Renovating Game Room: How To Fix Xbox Live's Classic Gaming Showcase - Page 2

 


While the progression issue is a concern, the single greatest flaw in Game Room is the complete failure of the multiplayer component.  Very little player interaction is provided.  Yes, you can challenge your friends to top your high score, and you can visit their arcade space, but that's not true interaction.  Back in the arcade heyday, we players would huddle over glowing screens, watching as a friend took his turn, hoping we could top his score; we'd talk trash as Dragon Punches flew in Street Fighter.  Best of all, we would exchanged high fives as we beat Shredder, Magneto, or any of the other countless bosses at the end of all manner of co-op games.  You can' t really do any of these things online in Game Room, and the service suffers greatly because of it.  As I understand it, what few multiplayer games are available in Game Room support only local multiplayer, which is flat out ludicrous in this day and age.  The fact that you cannot play a game as simple as, say, Outlaw online against a friend is an obvious, mind-numbing flaw.

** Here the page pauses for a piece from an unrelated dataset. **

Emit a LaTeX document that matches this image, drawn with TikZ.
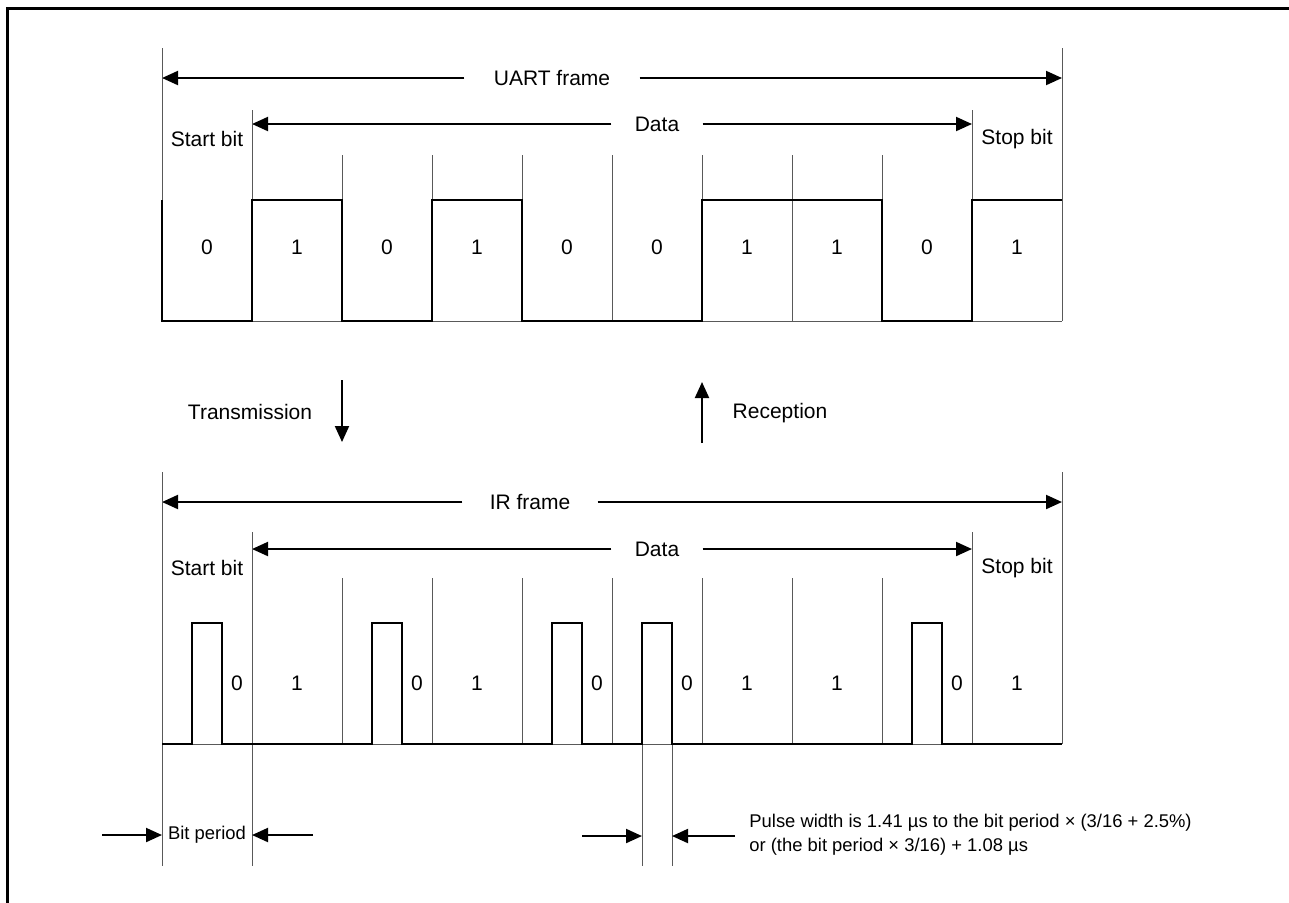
\documentclass[tikz,border=0pt]{standalone}
\usepackage{fontspec}
\setmainfont{Liberation Sans}
\usetikzlibrary{arrows.meta}

\begin{document}
\begin{tikzpicture}[x=0.5pt, y=-0.5pt, >={Triangle[length=8pt,width=7pt]}, font=\fontsize{10.5}{12.6}\selectfont]
  \tikzstyle{wave}=[line width=1pt, line join=miter]
  \tikzstyle{tick}=[line width=0.5pt, draw=black!65]
  \tikzstyle{dim}=[->, line width=1pt]
  \tikzstyle{span}=[inner ysep=0pt, inner xsep=14.5pt]
  \tikzstyle{lbl}=[inner sep=0pt]
  \tikzstyle{note}=[inner sep=0pt, font=\fontsize{9.2}{12}\selectfont]
  \useasboundingbox (0,0) rectangle (1289,902);
  \draw[line width=1.5pt] (7,910) -- (7,8) -- (1300,8);

  % UART frame
  \coordinate (uL) at (162,78);  \coordinate (uR) at (1062,78);
  \coordinate (udL) at (252,124); \coordinate (udR) at (972,124);
  \node[span] (uart) at (552,78) {UART frame};
  \node[span, inner xsep=11.5pt] (udata) at (657,124) {Data};
  \draw[dim] (uart) -- (uL);
  \draw[dim] (uart) -- (uR);
  \draw[dim] (udata) -- (udL);
  \draw[dim] (udata) -- (udR);
  \node[lbl] (ustart) at (207,139) {Start bit};
  \node[lbl] (ustop) at (1017,139) {Stop bit};

  \draw[tick] (162,48) -- (162,321);
  \draw[tick] (252,110) -- (252,321);
  \foreach \x in {342,432,...,882} \draw[tick] (\x,155) -- (\x,321);
  \draw[tick] (972,110) -- (972,321);
  \draw[tick] (1062,48) -- (1062,321);
  \draw[tick] (162,321) -- (1062,321);

  \draw[wave] (162,200) -- (162,321) -- (252,321) -- (252,200) -- (342,200) -- (342,321)
    -- (432,321) -- (432,200) -- (522,200) -- (522,321) -- (702,321) -- (702,200)
    -- (882,200) -- (882,321) -- (972,321) -- (972,200) -- (1062,200);
  \foreach \b [count=\i from 0] in {0,1,0,1,0,0,1,1,0,1}
    \node[lbl] (ub\i) at (207+90*\i,247) {\b};

  % direction
  \node[lbl] (tx) at (250,412) {Transmission};
  \coordinate (txa) at (342,380); \coordinate (txb) at (342,442);
  \draw[dim] (txa) -- (txb);
  \node[lbl] (rx) at (780,413) {Reception};
  \coordinate (rxa) at (702,443); \coordinate (rxb) at (702,382);
  \draw[dim] (rxa) -- (rxb);

  % IR frame
  \coordinate (iL) at (162,502);  \coordinate (iR) at (1062,502);
  \coordinate (idL) at (252,549); \coordinate (idR) at (972,549);
  \node[span, inner xsep=13.5pt] (ir) at (530,502) {IR frame};
  \node[span, inner xsep=11.5pt] (idata) at (657,549) {Data};
  \draw[dim] (ir) -- (iL);
  \draw[dim] (ir) -- (iR);
  \draw[dim] (idata) -- (idL);
  \draw[dim] (idata) -- (idR);
  \node[lbl] (istart) at (207,568) {Start bit};
  \node[lbl] (istop) at (1017,568) {Stop bit};

  \draw[tick] (162,472) -- (162,866);
  \draw[tick] (252,532) -- (252,866);
  \foreach \x in {342,432,...,882} \draw[tick] (\x,578) -- (\x,744);
  \draw[tick] (972,532) -- (972,744);
  \draw[tick] (1062,472) -- (1062,744);
  \draw[tick] (162,744) -- (1062,744);
  \draw[tick] (642,744) -- (642,866);
  \draw[tick] (672,744) -- (672,866);

  \draw[wave] (162,744) -- (192,744) -- (192,623) -- (222,623) -- (222,744)
    -- (372,744) -- (372,623) -- (402,623) -- (402,744)
    -- (552,744) -- (552,623) -- (582,623) -- (582,744)
    -- (642,744) -- (642,623) -- (672,623) -- (672,744)
    -- (912,744) -- (912,623) -- (942,623) -- (942,744) -- (1062,744);
  \foreach \b/\x in {0/237,1/297,0/417,1/477,0/597,0/687,1/747,1/837,0/957,1/1017}
    \node[lbl] (ib\x) at (\x,683) {\b};

  % widths
  \node[note] (bitp) at (207,835) {Bit period};
  \coordinate (bpa) at (102,835); \coordinate (bpb) at (162,835);
  \coordinate (bpc) at (313,835); \coordinate (bpd) at (252,835);
  \draw[dim] (bpa) -- (bpb);
  \draw[dim] (bpc) -- (bpd);
  \coordinate (pwa) at (582,836); \coordinate (pwb) at (642,836);
  \coordinate (pwc) at (735,836); \coordinate (pwd) at (672,836);
  \draw[dim] (pwa) -- (pwb);
  \draw[dim] (pwc) -- (pwd);
  \node[note, anchor=west, align=left] (pulsew) at (749,835)
    {Pulse width is 1.41 µs to the bit period × (3/16 + 2.5\%)\\or (the bit period × 3/16) + 1.08 µs};
\end{tikzpicture}
\end{document}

Incredibly disappointing to fans of this site, there are no co-op games available in Game Room at the time of this writing.  Five game packs have been released so far, and yet no title featuring cooperative gameplay is included in any of them.  Literally hundreds of classic co-op games were available in the arcades, and yet none can be found in Game Room.  It appears that the early to mid 80s time frame is the one Microsoft is aiming for, and there were, arguably, very few co-op games available then.  But starting in the late 80s, co-op became a major trend, and seeing this entire style of gameplay ignored in Game Room is inexplicable.  Licensing could be a factor here, as many of the earliest co-op games like Joust and Gauntlet are in legal limbo at the moment.  Other co-op greats like X-Men and Dungeons and Dragons might face similar difficulties.  Still, there are plenty of other solid co-op gems, ready and waiting for a day in the sun.  Co-Op was a defining force in arcades for years, and it should not be ignored in what is arguably the premiere classic gaming service available to fans right now.


What games would we recommend for inclusion in Game Room?  Let's keep the focus on games from the early to mid 1980s, as that seems to be Microsoft's intent, and we'll try to avoid obvious inclusions like Double Dragon that are long shots due to legal issues.  Here's a short list of co-op titles that meet these criteria: Rampage, Twin Cobra, Exed Exes, Bubble Bobble, Legendary Wings, Life Force, Xenophobe, and Heavy Barrel.  There are plenty more, I am certain, especially if one goes a bit later into the early 1990s.  Microsoft seems to use the better side scrolling co-op brawlers of that era for full XBLA releases, like those of Contra and Altered Beast.  But now that there is a platform for classic arcade titles, why not release these awesome brawlers as Game Room downloads?  It seems counterproductive to add in a few filters, a fancy HD frame, and a few achievements, and call it a full Arcade title, but that's what has been done in the past.  If Microsoft is serious about Game Room (and given the hype machine behind it, it would appear they are) then some blockbuster, AAA arcade classics must be released soon.  Co-op titles would be among the most fiscally shrewd to release, especially if online multiplayer is added to Game Room, since all players would need a copy of the game in their arcade.

As we look to the future of Game Room, it is clear that the service has many advantages.  It is impressive, visually, and it's an easy, legal way to enjoy classic games of old.  But gamers expect more these days, even for a product that relies so heavily on nostalgia.  Social features, online play, and an improved slection of multiplayer titles, especially those with co-op gameplay, would add greatly to the Game Room experience.  Unless these things are added soon, I fear Xbox gamers will abandon Game Room entirely.  That would be most unfortunate, since the concept has the potential to revolutionize how we enjoy classic games.